■ Do this
Repeat the material exactly from its first line to the line that includes "(0,0) rectangle (1384,1240);". Skip pictures.

■ Given data

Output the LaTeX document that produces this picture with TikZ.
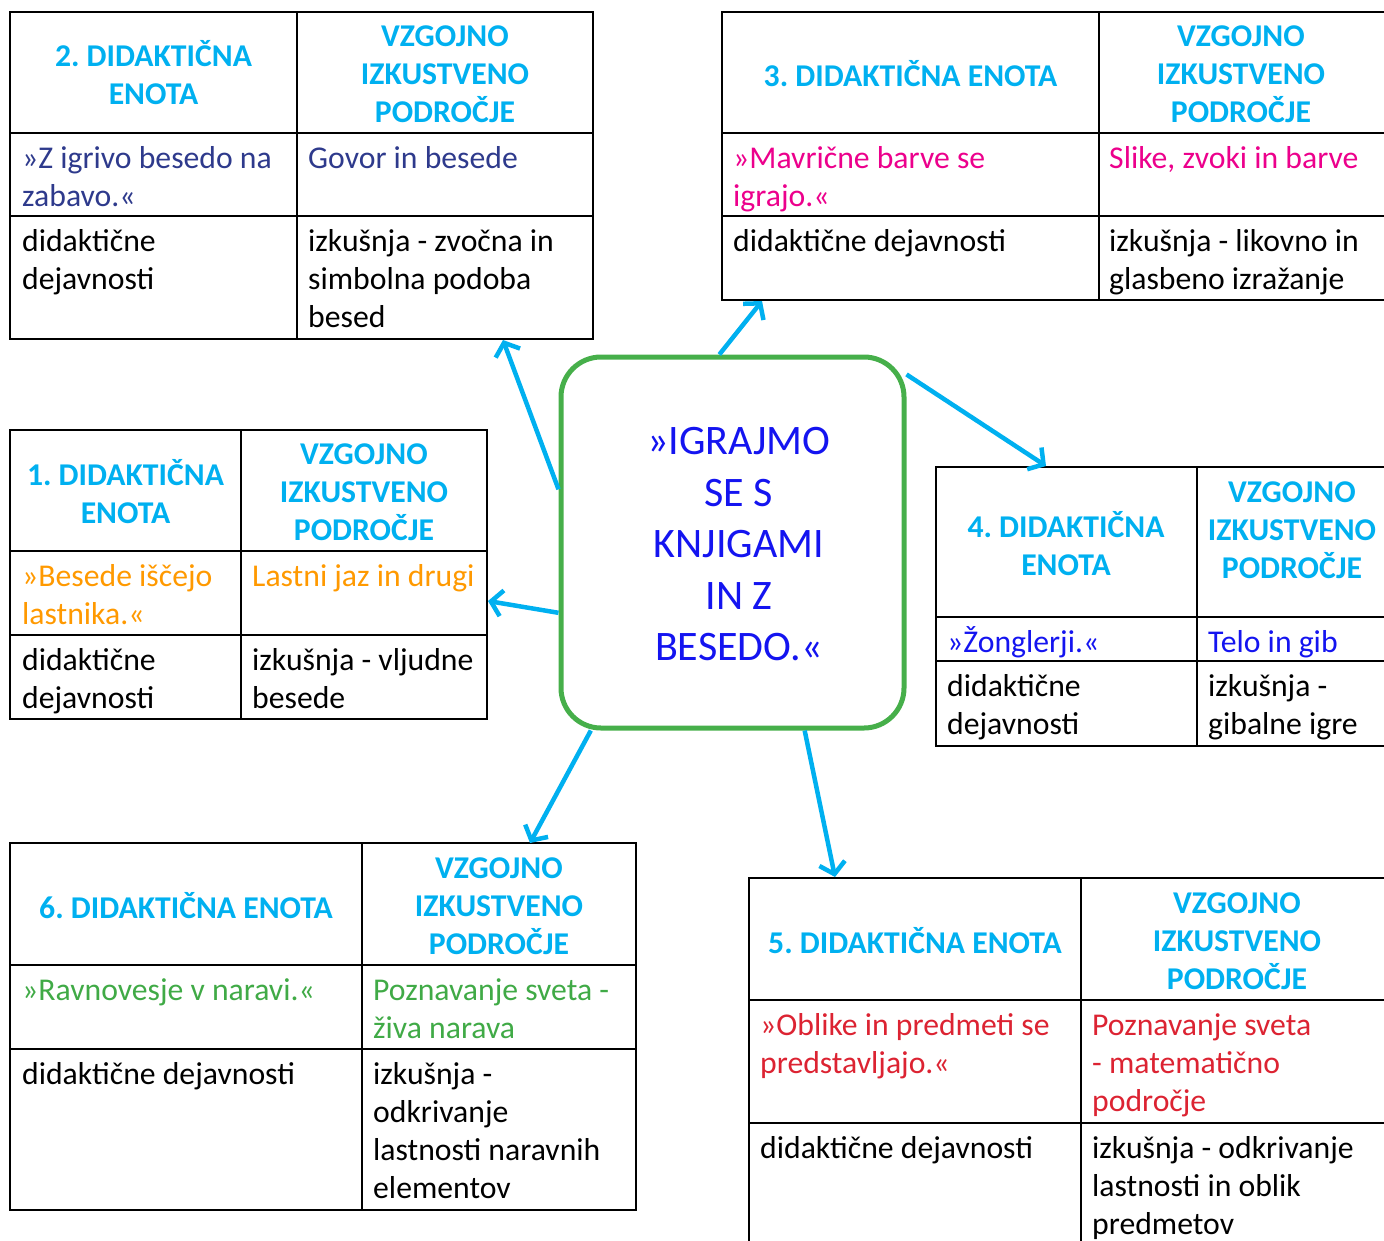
\documentclass[tikz,border=0pt]{standalone}
\usepackage{fontspec}
\setmainfont{Carlito}
\usetikzlibrary{arrows.meta}

\definecolor{headcyan}{RGB}{0,176,240}
\definecolor{navytxt}{RGB}{46,58,140}
\definecolor{magtxt}{RGB}{236,0,140}
\definecolor{orangetxt}{RGB}{255,153,0}
\definecolor{bluetxt}{RGB}{20,20,240}
\definecolor{greentxt}{RGB}{64,170,70}
\definecolor{redtxt}{RGB}{220,35,50}
\definecolor{boxgreen}{RGB}{70,175,74}
\frenchspacing
\newcommand\cellfont{\fontsize{31.7}{38}\selectfont}
\newcommand\bigfont{\fontsize{42}{51.5}\selectfont}

\begin{document}
\begin{tikzpicture}[x=1pt, y=-1pt,
        tab/.style={line width=2.2pt},
        head/.style={align=flush center, inner sep=0pt, text=headcyan, font=\cellfont\bfseries},
        cell/.style={anchor=north west, text width=330pt, align=flush left, inner sep=0pt, font=\cellfont, execute at begin node=\strut},
        arr/.style={-{Straight Barb[length=11pt,width=26pt]}, line width=4.5pt, headcyan}]
    \useasboundingbox (0,0) rectangle (1384,1240);

    % 2. enota
    \draw[tab] (10,12) rectangle (593,339) (297,12) -- (297,339) (10,133) -- (593,133) (10,216) -- (593,216);
    \node[head] (h2a) at (153.5,73) {2. DIDAKTIČNA\\ENOTA};
    \node[head] (h2b) at (445,74) {VZGOJNO\\IZKUSTVENO\\PODROČJE};
    \node[cell, text=navytxt] (n2) at (22,141.4) {»Z igrivo besedo na\\zabavo.«};
    \node[cell, text=navytxt] (p2) at (308,141.4) {Govor in besede};
    \node[cell] (d2) at (22,224.4) {didaktične\\dejavnosti};
    \node[cell] (i2) at (308,224.4) {izkušnja - zvočna in\\simbolna podoba\\besed};

    % 3. enota
    \draw[tab] (722,12) rectangle (1388,300) (1099,12) -- (1099,300) (722,133) -- (1388,133) (722,216) -- (1388,216);
    \node[head] (h3a) at (910.5,74) {3. DIDAKTIČNA ENOTA};
    \node[head] (h3b) at (1241,74) {VZGOJNO\\IZKUSTVENO\\PODROČJE};
    \node[cell, text=magtxt] (n3) at (733,141.4) {»Mavrične barve se\\igrajo.«};
    \node[cell, text=magtxt] (p3) at (1109,141.4) {Slike, zvoki in barve};
    \node[cell] (d3) at (733,224.4) {didaktične dejavnosti};
    \node[cell] (i3) at (1109,224.4) {izkušnja - likovno in\\glasbeno izražanje};

    % 1. enota
    \draw[tab] (10,430) rectangle (487,719) (241,430) -- (241,719) (10,551) -- (487,551) (10,635) -- (487,635);
    \node[head] (h1a) at (125.5,492) {1. DIDAKTIČNA\\ENOTA};
    \node[head] (h1b) at (364,492) {VZGOJNO\\IZKUSTVENO\\PODROČJE};
    \node[cell, text=orangetxt] (n1) at (22,559.4) {»Besede iščejo\\lastnika.«};
    \node[cell, text=orangetxt] (p1) at (252,559.4) {Lastni jaz in drugi};
    \node[cell] (d1) at (22,643.4) {didaktične\\dejavnosti};
    \node[cell] (i1) at (252,643.4) {izkušnja - vljudne\\besede};

    % 4. enota
    \draw[tab] (936,467) rectangle (1388,746) (1197,467) -- (1197,746) (936,617) -- (1388,617) (936,661) -- (1388,661);
    \node[head] (h4a) at (1066,544) {4. DIDAKTIČNA\\ENOTA};
    \node[head] (h4b) at (1292,530) {VZGOJNO\\IZKUSTVENO\\PODROČJE};
    \node[cell, text=bluetxt] (n4) at (947,625.4) {»Žonglerji.«};
    \node[cell, text=bluetxt] (p4) at (1208,625.4) {Telo in gib};
    \node[cell] (d4) at (947,669.4) {didaktične\\dejavnosti};
    \node[cell] (i4) at (1208,669.4) {izkušnja -\\gibalne igre};

    % 6. enota
    \draw[tab] (10,843) rectangle (636,1210) (362,843) -- (362,1210) (10,965) -- (636,965) (10,1049) -- (636,1049);
    \node[head] (h6a) at (186,906) {6. DIDAKTIČNA ENOTA};
    \node[head] (h6b) at (499,906) {VZGOJNO\\IZKUSTVENO\\PODROČJE};
    \node[cell, text=greentxt] (n6) at (22,973.4) {»Ravnovesje v naravi.«};
    \node[cell, text=greentxt] (p6) at (373,973.4) {Poznavanje sveta -\\živa narava};
    \node[cell] (d6) at (22,1057.4) {didaktične dejavnosti};
    \node[cell] (i6) at (373,1057.4) {izkušnja -\\odkrivanje\\lastnosti naravnih\\elementov};

    % 5. enota
    \draw[tab] (749,878) rectangle (1388,1250) (1081,878) -- (1081,1250) (749,1000) -- (1388,1000) (749,1123) -- (1388,1123);
    \node[head] (h5a) at (915,941) {5. DIDAKTIČNA ENOTA};
    \node[head] (h5b) at (1237,941) {VZGOJNO\\IZKUSTVENO\\PODROČJE};
    \node[cell, text=redtxt] (n5) at (760,1008.4) {»Oblike in predmeti se\\predstavljajo.«};
    \node[cell, text=redtxt] (p5) at (1092,1008.4) {Poznavanje sveta\\- matematično\\področje};
    \node[cell] (d5) at (760,1131.4) {didaktične dejavnosti};
    \node[cell] (i5) at (1092,1131.4) {izkušnja - odkrivanje\\lastnosti in oblik\\predmetov};

    % sredina
    \node[draw=boxgreen, line width=5pt, rounded corners=40pt, minimum width=343pt, minimum height=371pt] (igra) at (732.5,542.5) {};
    \node[align=flush center, text=bluetxt, font=\bigfont] (igratxt) at (739,544.5) {»IGRAJMO\\SE S\\KNJIGAMI\\IN Z\\BESEDO.«};

    \coordinate (to2) at (503,340);
    \coordinate (to3) at (762,301);
    \coordinate (to4) at (1046,466);
    \coordinate (to1) at (488,601);
    \coordinate (to6) at (530,843);
    \coordinate (to5) at (835,877);

    \draw[arr] (igra.163) -- (to2);
    \draw[arr] (igra.94) -- (to3);
    \draw[arr] (igra.44) -- (to4);
    \draw[arr] (igra.202) -- (to1);
    \draw[arr] (igra.233) -- (to6);
    \draw[arr] (igra.291.5) -- (to5);
\end{tikzpicture}
\end{document}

■ Solution for this problem
Output the LaTeX document that produces this picture with TikZ.
\documentclass[tikz,border=0pt]{standalone}
\usepackage{fontspec}
\setmainfont{Carlito}
\usetikzlibrary{arrows.meta}

\definecolor{headcyan}{RGB}{0,176,240}
\definecolor{navytxt}{RGB}{46,58,140}
\definecolor{magtxt}{RGB}{236,0,140}
\definecolor{orangetxt}{RGB}{255,153,0}
\definecolor{bluetxt}{RGB}{20,20,240}
\definecolor{greentxt}{RGB}{64,170,70}
\definecolor{redtxt}{RGB}{220,35,50}
\definecolor{boxgreen}{RGB}{70,175,74}
\frenchspacing
\newcommand\cellfont{\fontsize{31.7}{38}\selectfont}
\newcommand\bigfont{\fontsize{42}{51.5}\selectfont}

\begin{document}
\begin{tikzpicture}[x=1pt, y=-1pt,
        tab/.style={line width=2.2pt},
        head/.style={align=flush center, inner sep=0pt, text=headcyan, font=\cellfont\bfseries},
        cell/.style={anchor=north west, text width=330pt, align=flush left, inner sep=0pt, font=\cellfont, execute at begin node=\strut},
        arr/.style={-{Straight Barb[length=11pt,width=26pt]}, line width=4.5pt, headcyan}]
    \useasboundingbox (0,0) rectangle (1384,1240);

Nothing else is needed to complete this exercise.